Bem sei que nestes mexericos religiosos não é certamente quem menos preconceituoso se mostrar que leva a sua avante e, ainda que reconhecendo que a minha série O que aprendemos com foi escrita um pouco em tom jocoso e sem grandes preocupações narrativas - não fosse a bíblia um livro multidimensional e baseado no diz-que-disse - há que tirar uma vaga conclusão das quatro histórias que tentei contar.
Caim, Abraão, Ló e Jó são meros personagens de circunstância numa impiedosa fábula que o mundo experiencia. Se por Caim entendermos o José da vila, por Abraão o padre Jacinto, por Ló o católico de domingo e na velhota reformada que assume como bênçãos todas as conquistas dos seus netos conseguirmos vislumbrar vestígios de Jó, estamos não só a encontrar representações com algum grau de fidelidade dos personagens acima referenciados nos elementos constituintes da sociedade portuguesa como também a perceber de que (tão pouco) singelo modo a religião tem influência nas pessoas, assumamos crentes por descarga de consciência. Mas não só estes últimos são visados pela nossa herança religiosa:
Se deus quiser, vai com deus, que deus me acuda, que deus te acompanhe, deus nosso senhor te ajude,
tudo expressões que a maioria de nós (alguns mais descuidados que outros) utiliza no quotidiano, porque os nossos pais já as usaram à nossa frente, porque acreditamos no efeito daquelas palavras, por aflição de circunstância e, verdade seja dita, porque não pensamos em tudo o que dizemos.
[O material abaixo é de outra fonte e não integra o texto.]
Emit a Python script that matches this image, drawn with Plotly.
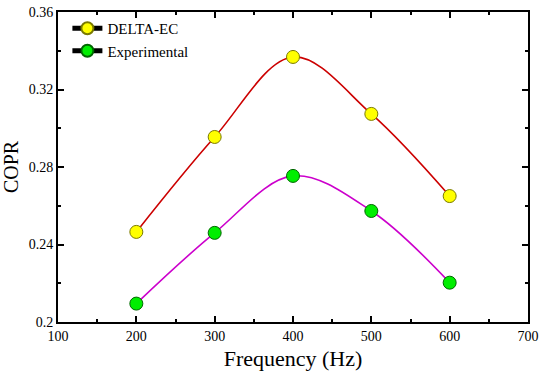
import plotly.graph_objects as go

freq = [200, 300, 400, 500, 600]
delta_ec = [0.2465, 0.2955, 0.3368, 0.3074, 0.2650]
experimental = [0.2095, 0.2460, 0.2754, 0.2573, 0.2203]
series_names = ["DELTA-EC", "Experimental"]
x_ticks = [100, 200, 300, 400, 500, 600, 700]
y_ticks = [0.2, 0.24, 0.28, 0.32, 0.36]
y_labels = ["0.2", "0.24", "0.28", "0.32", "0.36"]

FONT = "Liberation Serif"
line_colors = ["#CC0000", "#CC00CC"]
fill_colors = ["#FFFF00", "#00EE00"]
edge_colors = ["#7A7A00", "#006600"]

fig = go.Figure()
for name, ys, lc, fc, ec in zip(series_names, [delta_ec, experimental], line_colors, fill_colors, edge_colors):
    fig.add_trace(go.Scatter(
        x=freq, y=ys, name=name, mode="lines+markers", showlegend=False,
        line=dict(color=lc, width=1.6, shape="spline", smoothing=1.0),
        marker=dict(size=13, color=fc, line=dict(color=ec, width=1)),
    ))
# legend entries: black line through the coloured marker, as in the reference
for name, fc, ec in zip(series_names, fill_colors, edge_colors):
    fig.add_trace(go.Scatter(
        x=[None], y=[None], name=name, mode="lines+markers",
        line=dict(color="black", width=1.5),
        marker=dict(size=13, color=fc, line=dict(color=ec, width=1)),
    ))

axis_common = dict(
    showline=True, linecolor="black", linewidth=2, mirror="ticks",
    ticks="inside", ticklen=6, tickwidth=2, tickcolor="black",
    showgrid=False, zeroline=False, automargin=False,
    ticklabeloverflow="allow",
    tickfont=dict(family=FONT, size=14, color="black"),
)

fig.update_xaxes(
    range=[100, 700], tickvals=x_ticks,
    title=dict(text="Frequency (Hz)", font=dict(family=FONT, size=22, color="black"), standoff=8),
    minor=dict(ticks="inside", ticklen=3, tickwidth=2, tickcolor="black", dtick=50, showgrid=False),
    **axis_common,
)
fig.update_yaxes(
    range=[0.2, 0.36], tickvals=y_ticks, ticktext=y_labels,
    title=dict(text="COPR", font=dict(family=FONT, size=20, color="black"), standoff=6),
    minor=dict(ticks="inside", ticklen=3, tickwidth=2, tickcolor="black", dtick=0.02, showgrid=False),
    **axis_common,
)

fig.update_layout(
    width=542, height=380,
    margin=dict(l=58, r=14, t=12, b=58, autoexpand=False),
    paper_bgcolor="white", plot_bgcolor="white",
    font=dict(family=FONT, size=14, color="black"),
    legend=dict(x=0.02, y=1.0, xanchor="left", yanchor="top",
                bgcolor="rgba(0,0,0,0)", font=dict(family=FONT, size=15),
                tracegroupgap=0, itemsizing="constant"),
)

# remove the browser's default 8px body margin so the figure fills the window exactly
fig.write_html(
    "out.html",
    config={"displayModeBar": False},
    post_script="document.body.style.margin='0';document.body.style.overflow='hidden';",
)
E vezes também há quando pensamos mas não intelectualizamos a nossa mensagem, o Fernando bem sabia o que isto é pois nunca caiu nesse erro, pobre coitado, tão louco e tão sóbrio.
Independentemente da ficção ou veracidade de Caim, Abraão, Ló ou Jó, parece-me justo afirmar que a) os temos, enquanto sociedade católica, como modelos a seguir - no caso de Jó e Abraão - e modelos a ter em conta - no caso de Caim e Ló - e b) existe quem se preste a fazer pedagogia sobre os seus exemplos. Mas já que tocamos na ferida, também existem os que c) não conhecem as histórias de tais senhores. Por ventura seriam estes, os desconhecedores, os menos afetados pela moral com que somos empapados, pois ao ignorarem o que vou mencionar a seguir, talvez evitassem questionar que deus é este e que autoridade tem ele para me obrigar a ser filicida. Ainda assim, em jeito de conclusão:
Caim
deus não aceitou o seu sacríficio, não lhe explicou motivos para tal e fê-lo andar errante pelo mundo.
deus, sem que nada o justificasse a não ser vontade divina, ordena-lhe que mate o próprio filho, Isaque.
vê-se envolvido numa contenda entre deus e o diabo, que lhe retira as suas posses e a sua saúde por forma a renunciar à sua fé. Jó não o fez.
é materialista, egoísta e não segue os mandamentos de deus. A sua mulher, ao ver a sua casa em chamas, vira-se para trás e é transformada numa coluna de sal.
Não espero uma reacção em concreto ou particular em relação àquilo que escrevi, apenas posso imaginar um alcance desde o choque até à indiferença. Não obstante, algo para mim é evidente: quem se mete com deus sai tramado.